Copy, exactly as written, the lines that begin at the one containing "Write a web" and end at the one containing "d3.scaleLinear().domain([-750, 1500]).range([448.5, 16.5]);". Skip any pictures in the data below.

(ENTRIES PROVIDED)
* Start *

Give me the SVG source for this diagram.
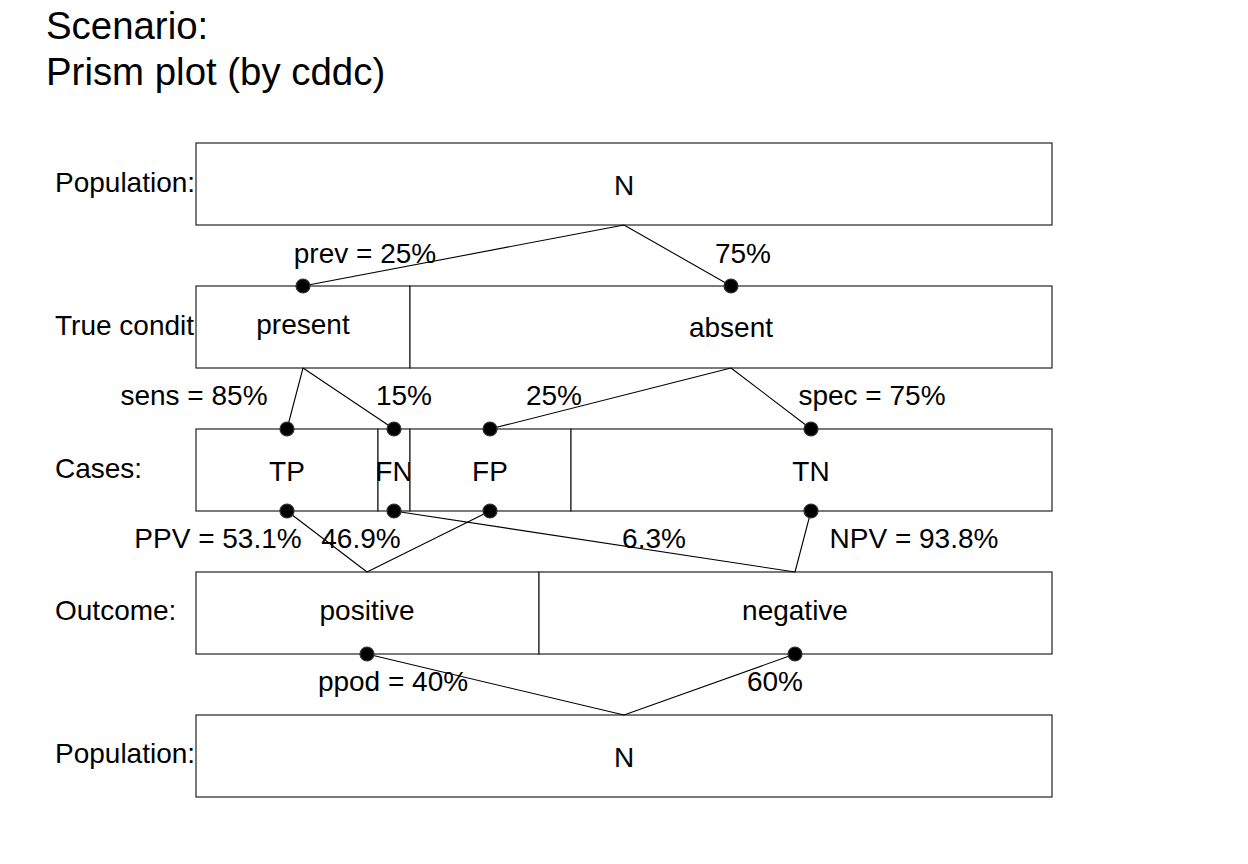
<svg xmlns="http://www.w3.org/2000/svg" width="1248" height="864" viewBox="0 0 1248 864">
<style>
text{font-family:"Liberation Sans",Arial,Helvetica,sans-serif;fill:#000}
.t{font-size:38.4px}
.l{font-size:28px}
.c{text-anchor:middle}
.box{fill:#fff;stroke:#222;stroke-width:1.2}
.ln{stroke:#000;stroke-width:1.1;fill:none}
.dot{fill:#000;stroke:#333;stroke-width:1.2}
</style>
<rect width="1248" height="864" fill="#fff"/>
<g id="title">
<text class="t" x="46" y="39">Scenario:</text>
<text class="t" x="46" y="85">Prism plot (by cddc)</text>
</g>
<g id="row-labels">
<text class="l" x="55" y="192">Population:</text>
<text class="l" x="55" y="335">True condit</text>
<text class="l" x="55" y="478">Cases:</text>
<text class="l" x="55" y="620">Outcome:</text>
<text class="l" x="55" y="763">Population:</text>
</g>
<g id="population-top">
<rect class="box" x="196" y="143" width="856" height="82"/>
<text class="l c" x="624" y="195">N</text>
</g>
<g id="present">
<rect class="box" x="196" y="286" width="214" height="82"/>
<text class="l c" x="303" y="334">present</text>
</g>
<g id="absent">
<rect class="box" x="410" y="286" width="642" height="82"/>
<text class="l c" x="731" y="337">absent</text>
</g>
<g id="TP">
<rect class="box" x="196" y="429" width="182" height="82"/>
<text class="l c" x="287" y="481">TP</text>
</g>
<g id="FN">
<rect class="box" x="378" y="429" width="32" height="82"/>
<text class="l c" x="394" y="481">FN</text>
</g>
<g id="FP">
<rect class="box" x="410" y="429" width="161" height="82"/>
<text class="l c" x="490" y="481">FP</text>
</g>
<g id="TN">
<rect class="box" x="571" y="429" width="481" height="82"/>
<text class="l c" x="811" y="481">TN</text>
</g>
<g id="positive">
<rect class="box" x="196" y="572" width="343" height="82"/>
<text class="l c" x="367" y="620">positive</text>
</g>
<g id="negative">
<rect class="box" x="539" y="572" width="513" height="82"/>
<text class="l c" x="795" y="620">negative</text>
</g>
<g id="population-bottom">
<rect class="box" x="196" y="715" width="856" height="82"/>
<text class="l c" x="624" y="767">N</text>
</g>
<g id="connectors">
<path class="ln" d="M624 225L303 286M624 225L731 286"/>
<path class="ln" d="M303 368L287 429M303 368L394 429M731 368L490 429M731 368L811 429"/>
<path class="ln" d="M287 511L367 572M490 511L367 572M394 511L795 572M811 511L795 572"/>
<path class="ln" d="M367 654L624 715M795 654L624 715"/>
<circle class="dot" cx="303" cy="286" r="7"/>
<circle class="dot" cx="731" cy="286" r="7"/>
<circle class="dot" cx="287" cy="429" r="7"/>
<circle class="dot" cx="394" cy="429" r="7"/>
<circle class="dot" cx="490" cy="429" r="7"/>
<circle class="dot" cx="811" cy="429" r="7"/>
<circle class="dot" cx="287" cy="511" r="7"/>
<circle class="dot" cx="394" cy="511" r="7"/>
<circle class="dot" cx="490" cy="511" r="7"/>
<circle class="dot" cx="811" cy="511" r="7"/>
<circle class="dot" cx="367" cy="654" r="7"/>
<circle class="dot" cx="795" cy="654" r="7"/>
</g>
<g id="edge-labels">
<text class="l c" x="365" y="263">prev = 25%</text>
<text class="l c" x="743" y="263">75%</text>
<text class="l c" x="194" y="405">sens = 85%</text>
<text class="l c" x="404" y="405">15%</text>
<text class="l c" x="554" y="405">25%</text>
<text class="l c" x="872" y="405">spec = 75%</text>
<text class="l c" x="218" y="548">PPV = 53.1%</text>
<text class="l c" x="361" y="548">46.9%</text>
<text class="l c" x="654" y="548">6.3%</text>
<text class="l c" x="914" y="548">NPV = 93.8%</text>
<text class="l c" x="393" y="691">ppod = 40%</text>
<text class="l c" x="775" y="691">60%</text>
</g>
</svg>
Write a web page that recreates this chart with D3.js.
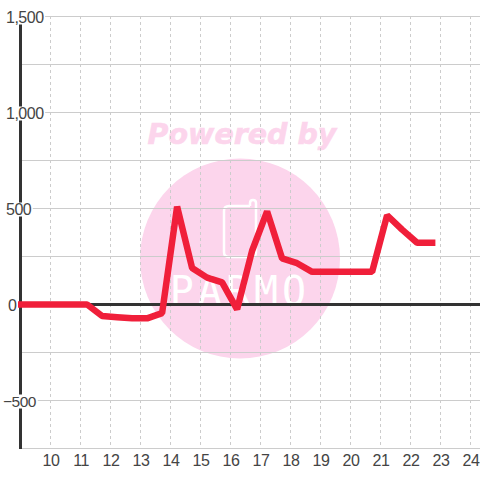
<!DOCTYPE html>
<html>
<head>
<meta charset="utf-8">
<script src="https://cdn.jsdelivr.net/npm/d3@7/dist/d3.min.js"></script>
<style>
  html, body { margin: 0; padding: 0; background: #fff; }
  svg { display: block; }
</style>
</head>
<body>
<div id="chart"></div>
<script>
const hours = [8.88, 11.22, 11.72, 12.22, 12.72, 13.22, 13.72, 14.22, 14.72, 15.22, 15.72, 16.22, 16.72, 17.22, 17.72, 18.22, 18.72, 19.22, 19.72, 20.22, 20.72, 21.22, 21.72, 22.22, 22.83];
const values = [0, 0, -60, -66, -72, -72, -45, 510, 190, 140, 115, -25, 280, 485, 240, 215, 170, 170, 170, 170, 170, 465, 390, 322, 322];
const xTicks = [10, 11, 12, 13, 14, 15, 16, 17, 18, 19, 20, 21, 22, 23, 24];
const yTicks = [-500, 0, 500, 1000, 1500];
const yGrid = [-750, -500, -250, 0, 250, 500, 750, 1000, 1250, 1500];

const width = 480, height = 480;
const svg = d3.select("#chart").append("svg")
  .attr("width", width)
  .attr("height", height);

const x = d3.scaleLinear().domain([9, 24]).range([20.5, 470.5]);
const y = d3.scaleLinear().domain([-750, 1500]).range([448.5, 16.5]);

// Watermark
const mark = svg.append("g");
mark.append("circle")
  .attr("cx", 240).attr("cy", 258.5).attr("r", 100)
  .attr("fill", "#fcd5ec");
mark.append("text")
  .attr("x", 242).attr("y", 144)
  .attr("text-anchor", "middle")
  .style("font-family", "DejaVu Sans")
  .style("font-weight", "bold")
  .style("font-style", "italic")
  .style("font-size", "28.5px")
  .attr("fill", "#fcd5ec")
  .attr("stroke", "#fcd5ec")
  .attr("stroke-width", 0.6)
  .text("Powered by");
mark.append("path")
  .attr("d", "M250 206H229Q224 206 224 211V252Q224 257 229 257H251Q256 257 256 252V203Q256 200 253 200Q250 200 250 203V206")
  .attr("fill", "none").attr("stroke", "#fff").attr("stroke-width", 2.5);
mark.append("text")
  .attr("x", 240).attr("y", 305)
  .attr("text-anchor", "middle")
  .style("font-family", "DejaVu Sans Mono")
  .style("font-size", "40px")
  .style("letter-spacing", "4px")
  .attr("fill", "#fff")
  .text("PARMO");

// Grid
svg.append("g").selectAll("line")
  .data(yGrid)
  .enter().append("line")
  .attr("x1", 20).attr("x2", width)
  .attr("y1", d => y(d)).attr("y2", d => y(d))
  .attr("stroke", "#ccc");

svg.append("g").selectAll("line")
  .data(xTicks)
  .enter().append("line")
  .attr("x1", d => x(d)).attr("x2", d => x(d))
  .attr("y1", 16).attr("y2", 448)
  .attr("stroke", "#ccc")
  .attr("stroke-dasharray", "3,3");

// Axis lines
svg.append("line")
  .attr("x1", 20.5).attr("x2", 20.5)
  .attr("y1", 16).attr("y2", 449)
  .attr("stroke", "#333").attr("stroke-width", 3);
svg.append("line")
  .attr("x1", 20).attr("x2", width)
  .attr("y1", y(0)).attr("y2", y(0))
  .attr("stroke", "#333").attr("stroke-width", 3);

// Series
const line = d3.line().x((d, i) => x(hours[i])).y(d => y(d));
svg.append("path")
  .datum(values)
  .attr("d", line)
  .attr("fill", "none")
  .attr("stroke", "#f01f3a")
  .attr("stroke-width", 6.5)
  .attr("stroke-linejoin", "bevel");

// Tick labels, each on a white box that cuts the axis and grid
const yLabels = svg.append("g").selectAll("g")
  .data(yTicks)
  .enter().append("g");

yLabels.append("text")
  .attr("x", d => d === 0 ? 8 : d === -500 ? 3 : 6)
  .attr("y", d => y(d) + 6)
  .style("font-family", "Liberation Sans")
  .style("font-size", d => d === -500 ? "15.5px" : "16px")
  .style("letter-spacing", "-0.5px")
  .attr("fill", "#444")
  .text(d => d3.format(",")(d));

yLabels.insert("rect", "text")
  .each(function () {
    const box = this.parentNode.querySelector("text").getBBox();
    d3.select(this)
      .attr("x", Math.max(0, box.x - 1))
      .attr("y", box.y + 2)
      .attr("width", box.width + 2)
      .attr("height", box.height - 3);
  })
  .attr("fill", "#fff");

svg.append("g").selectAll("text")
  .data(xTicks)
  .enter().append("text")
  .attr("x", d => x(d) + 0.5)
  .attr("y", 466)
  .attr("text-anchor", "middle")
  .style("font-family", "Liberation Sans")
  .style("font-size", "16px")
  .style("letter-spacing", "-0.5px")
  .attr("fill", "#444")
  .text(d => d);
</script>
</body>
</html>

* End *

(CORRECT RESPONSE)
Write a web page that recreates this chart with D3.js.
<!DOCTYPE html>
<html>
<head>
<meta charset="utf-8">
<script src="https://cdn.jsdelivr.net/npm/d3@7/dist/d3.min.js"></script>
<style>
  html, body { margin: 0; padding: 0; background: #fff; }
  svg { display: block; }
</style>
</head>
<body>
<div id="chart"></div>
<script>
const hours = [8.88, 11.22, 11.72, 12.22, 12.72, 13.22, 13.72, 14.22, 14.72, 15.22, 15.72, 16.22, 16.72, 17.22, 17.72, 18.22, 18.72, 19.22, 19.72, 20.22, 20.72, 21.22, 21.72, 22.22, 22.83];
const values = [0, 0, -60, -66, -72, -72, -45, 510, 190, 140, 115, -25, 280, 485, 240, 215, 170, 170, 170, 170, 170, 465, 390, 322, 322];
const xTicks = [10, 11, 12, 13, 14, 15, 16, 17, 18, 19, 20, 21, 22, 23, 24];
const yTicks = [-500, 0, 500, 1000, 1500];
const yGrid = [-750, -500, -250, 0, 250, 500, 750, 1000, 1250, 1500];

const width = 480, height = 480;
const svg = d3.select("#chart").append("svg")
  .attr("width", width)
  .attr("height", height);

const x = d3.scaleLinear().domain([9, 24]).range([20.5, 470.5]);
const y = d3.scaleLinear().domain([-750, 1500]).range([448.5, 16.5]);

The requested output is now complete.